The first three days of the Advanced Summer Institute occurred at the beginning of the summer and the final two days near the end, as a follow-up. In the first part, teachers participated again as learners in mathematical experiences followed by focused reflective sessions. This time, however, the experiences focused on algebra rather than geometry and measurement, and they were designed around activities derived from CMP and MiC units. In analyzing these experiences, teachers focused mostly on the mathematical content and curricular implications. This activity invited a rethinking of the key ideas in algebra and, consequently, the main goals of teaching algebra in middle school. Participants then read articles on algebra and analyzed in depth at least one unit from either the CMP or the MiC curricula. During the last two days of the Advanced Summer Institute, participants presented their analyses of the assigned units and discussed each curriculum and the choices each represented in terms of mathematical content, learning priorities and sequencing of activities.

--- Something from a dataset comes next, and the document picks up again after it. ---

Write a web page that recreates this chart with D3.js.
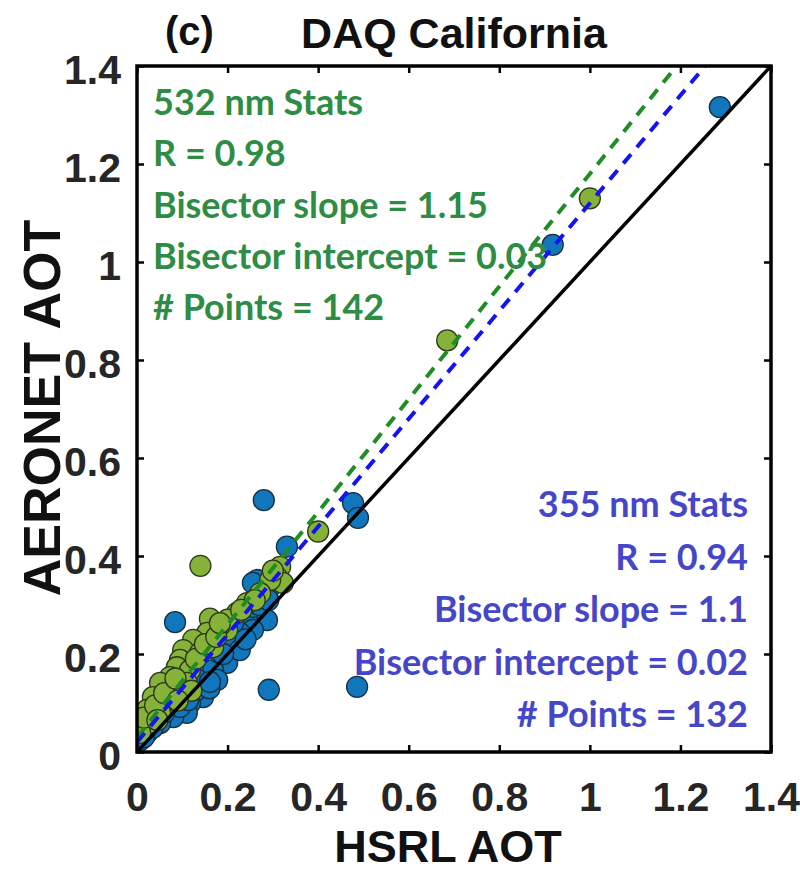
<!DOCTYPE html>
<html>
<head>
<meta charset="utf-8">
<script src="https://cdn.jsdelivr.net/npm/d3@7"></script>
<style>
  body { margin: 0; background: #fff; }
  .tick text { font-family: "Liberation Sans", Arial, sans-serif; font-weight: bold; }
</style>
</head>
<body>
<div id="scatter"></div>
<script>
// data: [HSRL AOT, AERONET AOT]
var points532 = [
  [1.00, 1.13], [0.685, 0.84], [0.40, 0.45], [0.14, 0.38],
  [0.316, 0.378], [0.309, 0.357], [0.322, 0.345], [0.294, 0.351], [0.272, 0.324],
  [0.243, 0.304], [0.221, 0.284], [0.199, 0.249], [0.161, 0.272], [0.183, 0.258],
  [0.155, 0.243], [0.124, 0.229], [0.168, 0.214], [0.102, 0.208], [0.139, 0.202],
  [0.095, 0.188], [0.088, 0.173], [0.117, 0.167], [0.073, 0.153], [0.110, 0.141],
  [0.051, 0.141], [0.079, 0.127], [0.035, 0.112], [0.066, 0.106], [0.022, 0.086],
  [0.051, 0.080], [0.007, 0.059], [0.029, 0.059], [0.007, 0.039], [0.015, 0.070],
  [0.040, 0.095], [0.060, 0.120], [0.085, 0.150], [0.130, 0.190], [0.150, 0.220],
  [0.175, 0.235], [0.200, 0.270], [0.260, 0.310], [0.230, 0.290], [0.120, 0.125],
  [0.090, 0.105], [0.045, 0.065], [0.183, 0.263], [0.300, 0.370]
];

var points355 = [
  [1.287, 1.316], [0.918, 1.035], [0.477, 0.508], [0.488, 0.478], [0.486, 0.133],
  [0.280, 0.514], [0.291, 0.127], [0.084, 0.265], [0.331, 0.419],
  [0.265, 0.351], [0.278, 0.317], [0.287, 0.269], [0.243, 0.269], [0.256, 0.249],
  [0.227, 0.243], [0.205, 0.222], [0.199, 0.182], [0.168, 0.167], [0.155, 0.141],
  [0.146, 0.112], [0.117, 0.100], [0.110, 0.080], [0.080, 0.071], [0.051, 0.059],
  [0.022, 0.039], [0.007, 0.024], [0.294, 0.337], [0.256, 0.296], [0.212, 0.263],
  [0.227, 0.208], [0.183, 0.202], [0.177, 0.147], [0.132, 0.127], [0.095, 0.092],
  [0.270, 0.300], [0.240, 0.230], [0.190, 0.200], [0.130, 0.150], [0.100, 0.120],
  [0.060, 0.080], [0.035, 0.050], [0.015, 0.030], [0.160, 0.130], [0.290, 0.310],
  [0.256, 0.345], [0.161, 0.143], [0.113, 0.106]
];

// bisector fits [slope, intercept]
var fit532 = [1.15, 0.03];
var fit355 = [1.1, 0.02];

var stats532 = ["532 nm Stats", "R = 0.98", "Bisector slope = 1.15", "Bisector intercept = 0.03", "# Points = 142"];
var stats355 = ["355 nm Stats", "R = 0.94", "Bisector slope = 1.1", "Bisector intercept = 0.02", "# Points = 132"];

var tickValues = [0, 0.2, 0.4, 0.6, 0.8, 1, 1.2, 1.4];

var svgWidth = 800;
var svgHeight = 874;

var margin = {
    top: 66,
    right: 29,
    bottom: 122,
    left: 137
};

var width = svgWidth - margin.left - margin.right;
var height = svgHeight - margin.top - margin.bottom;

var svg = d3.select("#scatter")
    .append("svg")
    .attr("width", svgWidth)
    .attr("height", svgHeight);

var chartGroup = svg.append("g")
    .attr("transform", `translate(${margin.left}, ${margin.top})`);

var xScale = d3.scaleLinear().domain([0, 1.4]).range([0, width]);
var yScale = d3.scaleLinear().domain([0, 1.4]).range([height, 0]);

svg.append("defs").append("clipPath")
    .attr("id", "plotClip")
    .append("rect")
    .attr("width", width)
    .attr("height", height);

var fmt = d => d === 0 ? "0" : d3.format("")(d);

// axes with inward ticks
var xAxis = chartGroup.append("g")
    .attr("transform", `translate(0, ${height})`)
    .call(d3.axisBottom(xScale).tickValues(tickValues).tickSize(-7).tickPadding(30).tickFormat(fmt));

var yAxis = chartGroup.append("g")
    .call(d3.axisLeft(yScale).tickValues(tickValues).tickSize(-7).tickPadding(16).tickFormat(fmt));

var topAxis = chartGroup.append("g")
    .call(d3.axisTop(xScale).tickValues(tickValues).tickSize(-7).tickFormat(""));

var rightAxis = chartGroup.append("g")
    .attr("transform", `translate(${width}, 0)`)
    .call(d3.axisRight(yScale).tickValues(tickValues).tickSize(-7).tickFormat(""));

chartGroup.selectAll(".domain").remove();
chartGroup.selectAll(".tick line")
    .attr("stroke", "#000")
    .attr("stroke-width", 2.5);

xAxis.selectAll("text")
    .attr("font-size", 41)
    .attr("fill", "#262626");

yAxis.selectAll("text")
    .attr("font-size", 41)
    .attr("dy", "0.42em")
    .attr("fill", "#262626");

var plot = chartGroup.append("g").attr("clip-path", "url(#plotClip)");

// scatter points
plot.selectAll("circle.p355")
    .data(points355)
    .enter().append("circle")
    .attr("class", "p355")
    .attr("cx", d => xScale(d[0]))
    .attr("cy", d => yScale(d[1]))
    .attr("r", 10.5)
    .attr("fill", "#1276bd")
    .attr("stroke", "#15303f")
    .attr("stroke-width", 1.3);

plot.selectAll("circle.p532")
    .data(points532)
    .enter().append("circle")
    .attr("class", "p532")
    .attr("cx", d => xScale(d[0]))
    .attr("cy", d => yScale(d[1]))
    .attr("r", 10.5)
    .attr("fill", "#86b23a")
    .attr("stroke", "#2a3a18")
    .attr("stroke-width", 1.3);

// 1:1 line
plot.append("line")
    .attr("x1", xScale(0))
    .attr("y1", yScale(0))
    .attr("x2", xScale(1.4))
    .attr("y2", yScale(1.4))
    .attr("stroke", "#000")
    .attr("stroke-width", 3.5);

function fitLine(fit, color) {
    var xEnd = (1.4 - fit[1]) / fit[0];
    plot.append("line")
        .attr("x1", xScale(0))
        .attr("y1", yScale(fit[1]))
        .attr("x2", xScale(xEnd))
        .attr("y2", yScale(1.4))
        .attr("stroke", color)
        .attr("stroke-width", 4)
        .attr("stroke-dasharray", "12,9");
}
fitLine(fit532, "#1f8c24");
fitLine(fit355, "#1414f0");

// frame
chartGroup.append("rect")
    .attr("width", width)
    .attr("height", height)
    .attr("fill", "none")
    .attr("stroke", "#000")
    .attr("stroke-width", 3.5);

// stats text
chartGroup.append("g").selectAll("text")
    .data(stats532)
    .enter().append("text")
    .attr("x", 16)
    .attr("y", (d, i) => 49 + i * 51.3)
    .attr("font-family", "Lato, sans-serif")
    .attr("font-weight", "bold")
    .attr("font-size", 36)
    .attr("fill", "#2e8c44")
    .text(d => d);

chartGroup.append("g").selectAll("text")
    .data(stats355)
    .enter().append("text")
    .attr("x", width - 23)
    .attr("y", (d, i) => 451 + i * 52.5)
    .attr("text-anchor", "end")
    .attr("font-family", "Lato, sans-serif")
    .attr("font-weight", "bold")
    .attr("font-size", 36)
    .attr("fill", "#4646c8")
    .text(d => d);

// titles and axis labels
svg.append("text")
    .attr("x", 165)
    .attr("y", 45)
    .attr("font-family", "Liberation Sans, Arial, sans-serif")
    .attr("font-weight", "bold")
    .attr("font-size", 40)
    .attr("fill", "#111")
    .text("(c)");

svg.append("text")
    .attr("x", 454)
    .attr("y", 48)
    .attr("text-anchor", "middle")
    .attr("font-family", "Liberation Sans, Arial, sans-serif")
    .attr("font-weight", "bold")
    .attr("font-size", 43)
    .attr("fill", "#111")
    .text("DAQ California");

svg.append("text")
    .attr("x", 448)
    .attr("y", 862)
    .attr("text-anchor", "middle")
    .attr("font-family", "Liberation Sans, Arial, sans-serif")
    .attr("font-weight", "bold")
    .attr("font-size", 45)
    .attr("fill", "#111")
    .text("HSRL AOT");

svg.append("text")
    .attr("transform", "translate(60, 408) rotate(-90)")
    .attr("text-anchor", "middle")
    .attr("font-family", "Liberation Sans, Arial, sans-serif")
    .attr("font-weight", "bold")
    .attr("font-size", 52)
    .attr("fill", "#111")
    .text("AERONET AOT");
</script>
</body>
</html>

During the following school year, teachers implemented their chosen CMP or MiC unit. The instructional materials themselves provided the main support for these implementations. In most cases, a group of teachers chose to work together on the same unit and thus established a “study group” that met a few times after school. At first, a mathematics teacher educator facilitated these study groups, but the teachers eventually met independently. Later in the project, after one school had decided to adopt the CMP, its teachers continued to hold these collaborative sessions as a way to support the use of this curriculum.

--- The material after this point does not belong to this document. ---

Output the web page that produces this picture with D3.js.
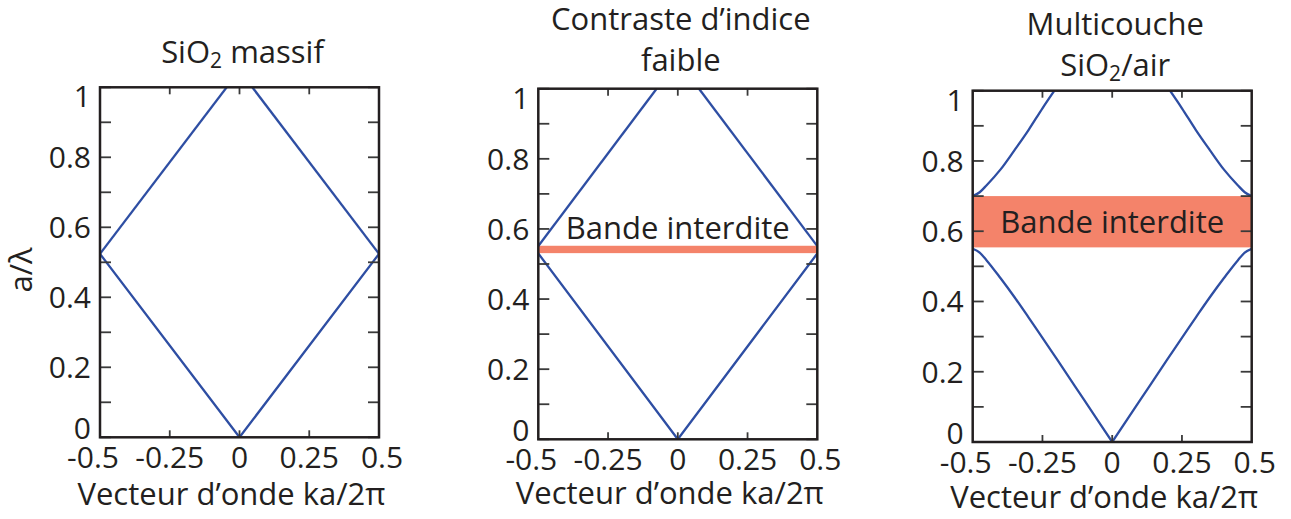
<!DOCTYPE html>
<html>
<head>
<meta charset="utf-8">
<script src="https://cdn.jsdelivr.net/npm/d3@7"></script>
<style>
  body { margin: 0; background: #fff; }
  svg text { font-family: "Open Sans", "Noto Sans", sans-serif; fill: #231f20; }
</style>
</head>
<body>
<div id="chart"></div>
<script>
// Tick values shared by the three panels
var yTicksMajor = [0, 0.2, 0.4, 0.6, 0.8, 1];
var yTicksMinor = [0.1, 0.3, 0.5, 0.7, 0.9];
var xTicks = [-0.5, -0.25, 0, 0.25, 0.5];
var yTickLabels = ["0", "0.2", "0.4", "0.6", "0.8", "1"];
var xTickLabels = ["-0.5", "-0.25", "0", "0.25", "0.5"];

// Panel 1 : SiO2 massif (folded light line)
var bulkLower = [[-0.5, 0.524], [0, 0], [0.5, 0.524]];
var bulkUpperLeft = [[-0.5, 0.524], [-0.046, 1]];
var bulkUpperRight = [[0.046, 1], [0.5, 0.524]];

// Panel 2 : contraste d'indice faible
var lowLower = [[-0.5, 0.53], [0, 0], [0.5, 0.53]];
var lowUpperLeft = [[-0.5, 0.551], [-0.076, 1]];
var lowUpperRight = [[0.076, 1], [0.5, 0.551]];
var lowGap = [0.531, 0.552];

// Panel 3 : multicouche SiO2/air (read at |k|, symmetric)
var multiK = [0, 0.1, 0.2, 0.3, 0.35, 0.4, 0.45, 0.475, 0.5];
var multiLower = [0, 0.119, 0.238, 0.355, 0.412, 0.466, 0.517, 0.539, 0.55];
var multiUpperK = [0.19, 0.25, 0.3, 0.35, 0.4, 0.45, 0.475, 0.5];
var multiUpper = [1.02, 0.95, 0.888, 0.831, 0.776, 0.731, 0.711, 0.70];
var multiGap = [0.554, 0.70];

var titles = [["SiO|2| massif"], ["Contraste d\u2019indice", "faible"], ["Multicouche", "SiO|2|/air"]];
var xTitle = "Vecteur d\u2019onde ka/2\u03c0";
var yTitle = "a/\u03bb";
var gapLabel = "Bande interdite";

var blue = "#2e4ea3", orange = "#f4836a", frameCol = "#231f20";

var svg = d3.select("#chart").append("svg")
    .attr("width", 1291)
    .attr("height", 519);

// frame boxes of the panels
var panels = [
  {x0: 100, x1: 379, y0: 87.3, y1: 437.3, titleY: [63.3], xTitleY: 505},
  {x0: 538.3, x1: 817.3, y0: 88.7, y1: 439.3, titleY: [30, 71], xTitleY: 504},
  {x0: 972.7, x1: 1251.7, y0: 90.7, y1: 442, titleY: [35, 76], xTitleY: 508}
];

function mirror(ks, vs, sign) {
  return ks.map(function(k, i) { return [sign * k, vs[i]]; })
    .sort(function(a, b) { return a[0] - b[0]; });
}

panels.forEach(function(p, pi) {
  var x = d3.scaleLinear().domain([-0.5, 0.5]).range([p.x0, p.x1]);
  var y = d3.scaleLinear().domain([0, 1]).range([p.y1, p.y0]);
  var g = svg.append("g");

  g.append("clipPath").attr("id", "clip" + pi)
    .append("rect")
    .attr("x", p.x0).attr("y", p.y0)
    .attr("width", p.x1 - p.x0).attr("height", p.y1 - p.y0);

  var plot = g.append("g").attr("clip-path", "url(#clip" + pi + ")");
  var line = d3.line().x(function(d) { return x(d[0]); }).y(function(d) { return y(d[1]); });
  var smooth = d3.line().x(function(d) { return x(d[0]); }).y(function(d) { return y(d[1]); })
      .curve(d3.curveMonotoneX);

  var bands = [];
  var gap = null;
  if (pi === 0) {
    bands = [bulkLower, bulkUpperLeft, bulkUpperRight];
  } else if (pi === 1) {
    bands = [lowLower, lowUpperLeft, lowUpperRight];
    gap = lowGap;
  } else {
    gap = multiGap;
  }

  if (gap) {
    plot.append("rect")
      .attr("x", x(-0.5)).attr("width", x(0.5) - x(-0.5))
      .attr("y", y(gap[1])).attr("height", y(gap[0]) - y(gap[1]))
      .attr("fill", orange);
  }

  bands.forEach(function(b) {
    plot.append("path").attr("d", line(b))
      .attr("fill", "none").attr("stroke", blue).attr("stroke-width", 2.3);
  });

  if (pi === 2) {
    [-1, 1].forEach(function(s) {
      plot.append("path").attr("d", smooth(mirror(multiK, multiLower, s)))
        .attr("fill", "none").attr("stroke", blue).attr("stroke-width", 2.3);
      plot.append("path").attr("d", smooth(mirror(multiUpperK, multiUpper, s)))
        .attr("fill", "none").attr("stroke", blue).attr("stroke-width", 2.3);
    });
  }

  // gap label
  if (pi === 1) {
    g.append("text").attr("x", x(0)).attr("y", y(gap[1]) - 7)
      .attr("text-anchor", "middle").style("font-size", "31px").text(gapLabel);
  } else if (pi === 2) {
    g.append("text").attr("x", x(0)).attr("y", y((gap[0] + gap[1]) / 2) + 11)
      .attr("text-anchor", "middle").style("font-size", "31px").text(gapLabel);
  }

  // ticks (inward, on all four sides)
  var tickCol = "#3a3a3a";
  yTicksMajor.concat(yTicksMinor).forEach(function(t) {
    g.append("line").attr("x1", p.x0).attr("x2", p.x0 + 11)
      .attr("y1", y(t)).attr("y2", y(t)).attr("stroke", tickCol).attr("stroke-width", 1.8);
    g.append("line").attr("x1", p.x1).attr("x2", p.x1 - 11)
      .attr("y1", y(t)).attr("y2", y(t)).attr("stroke", tickCol).attr("stroke-width", 1.8);
  });
  xTicks.slice(1, 4).forEach(function(t) {
    g.append("line").attr("x1", x(t)).attr("x2", x(t))
      .attr("y1", p.y1).attr("y2", p.y1 - 7).attr("stroke", tickCol).attr("stroke-width", 1.8);
    g.append("line").attr("x1", x(t)).attr("x2", x(t))
      .attr("y1", p.y0).attr("y2", p.y0 + 7).attr("stroke", tickCol).attr("stroke-width", 1.8);
  });

  // frame
  g.append("rect")
    .attr("x", p.x0).attr("y", p.y0)
    .attr("width", p.x1 - p.x0).attr("height", p.y1 - p.y0)
    .attr("fill", "none").attr("stroke", frameCol).attr("stroke-width", 2.5);

  // tick labels
  yTicksMajor.forEach(function(t, i) {
    var shift = t === 0 ? -9 : (t === 1 ? 9 : 0);
    g.append("text").attr("x", p.x0 - 9).attr("y", y(t) + shift)
      .attr("dy", "0.36em").attr("text-anchor", "end")
      .style("font-size", "30px").text(yTickLabels[i]);
  });
  xTicks.forEach(function(t, i) {
    var shift = i === 0 ? -7 : (i === 4 ? 3 : 0);
    g.append("text").attr("x", x(t) + shift).attr("y", p.y1 + 31)
      .attr("text-anchor", "middle").style("font-size", "30px").text(xTickLabels[i]);
  });

  // axis title
  g.append("text").attr("x", x(0) - 8).attr("y", p.xTitleY)
    .attr("text-anchor", "middle").style("font-size", "31px").text(xTitle);

  // panel title (with subscript marked by |..|)
  titles[pi].forEach(function(tl, li) {
    var t = g.append("text").attr("x", x(0) + 3).attr("y", p.titleY[li])
      .attr("text-anchor", "middle").style("font-size", "31px");
    tl.split("|").forEach(function(part, j) {
      if (j % 2 === 1) {
        t.append("tspan").attr("dy", 5).style("font-size", "21px").text(part);
      } else {
        t.append("tspan").attr("dy", j > 0 ? -5 : 0).text(part);
      }
    });
  });
});

// y axis title, only on the first panel
svg.append("text")
  .attr("transform", "translate(32,270) rotate(-90)")
  .attr("text-anchor", "middle").style("font-size", "31px").text(yTitle);
</script>
</body>
</html>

Throughout the three years of the project, a subgroup of teachers who had taken leadership roles in their schools also participated in a monthly Leadership Seminar. The facilitators organized activities in this seminar in response to the needs of the participating lead teachers. The activities were designed to expand the lead teachers’ personal understandings of school mathematics reform, to improve teaching practices and to develop leadership skills. For example, the group discussed a few cases of teaching mathematics through inquiry in order to develop a shared understanding of what characterizes such an instructional approach. Later on, teachers’ need to rethink the teaching and learning of geometry in middle school led to a series of different group experiences, such as discussing several articles, analyzing the units developed by NSF-funded middle school curricula and hearing a presentation by a research mathematician.

Facilitators organized additional professional development opportunities in response to the needs of smaller subgroups. For example, some meetings were held for special education teachers only, in order to address issues they had raised about their unique role and responsibilities. New teachers were advised to observe their more experienced colleagues’ classrooms regularly as a form of professional development. Curriculum writing groups and department meetings, often initiated and facilitated by the lead teachers themselves, also occasionally became sites for professional development.

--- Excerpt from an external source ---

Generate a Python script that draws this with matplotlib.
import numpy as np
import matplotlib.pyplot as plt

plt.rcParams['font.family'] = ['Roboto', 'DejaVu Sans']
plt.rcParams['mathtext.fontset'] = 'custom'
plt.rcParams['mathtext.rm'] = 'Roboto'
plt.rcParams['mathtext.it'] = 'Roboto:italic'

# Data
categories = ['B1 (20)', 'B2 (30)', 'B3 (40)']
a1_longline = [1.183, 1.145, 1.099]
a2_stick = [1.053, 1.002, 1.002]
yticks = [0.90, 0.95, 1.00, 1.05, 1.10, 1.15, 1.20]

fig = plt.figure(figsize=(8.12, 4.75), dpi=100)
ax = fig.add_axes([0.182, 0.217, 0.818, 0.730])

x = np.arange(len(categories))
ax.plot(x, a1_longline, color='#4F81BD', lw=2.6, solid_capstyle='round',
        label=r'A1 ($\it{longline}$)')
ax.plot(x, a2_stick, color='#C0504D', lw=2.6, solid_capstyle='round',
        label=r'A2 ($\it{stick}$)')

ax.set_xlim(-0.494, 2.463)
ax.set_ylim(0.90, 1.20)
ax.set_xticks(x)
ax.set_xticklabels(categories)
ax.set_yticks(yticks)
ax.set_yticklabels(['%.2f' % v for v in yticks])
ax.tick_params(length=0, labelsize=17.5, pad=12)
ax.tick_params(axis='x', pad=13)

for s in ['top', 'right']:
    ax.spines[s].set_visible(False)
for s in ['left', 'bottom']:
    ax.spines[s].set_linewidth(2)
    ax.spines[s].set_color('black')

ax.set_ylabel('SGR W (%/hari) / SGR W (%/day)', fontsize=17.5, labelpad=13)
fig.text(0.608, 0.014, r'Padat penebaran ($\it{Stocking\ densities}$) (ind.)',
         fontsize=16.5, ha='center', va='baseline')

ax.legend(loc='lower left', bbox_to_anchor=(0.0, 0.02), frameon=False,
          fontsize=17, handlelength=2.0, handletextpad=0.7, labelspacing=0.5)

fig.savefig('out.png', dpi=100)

The two examples of professional development reported in this chapter support the claim we made in the introduction to the monograph: There is no one model of professional development that works for all. Rather, professional development is about decision making in context. At the same time, the creative solutions generated by the projects described in this chapter suggest that professional development providers and consumers can make informed decisions about the kinds of experiences mathematics teachers need. Furthermore, those decisions should be made in light of what we know works best to address specific goals or teacher learning needs, however tentative that knowledge might be. The remainder of the monograph is dedicated to uncover and examine such knowledge.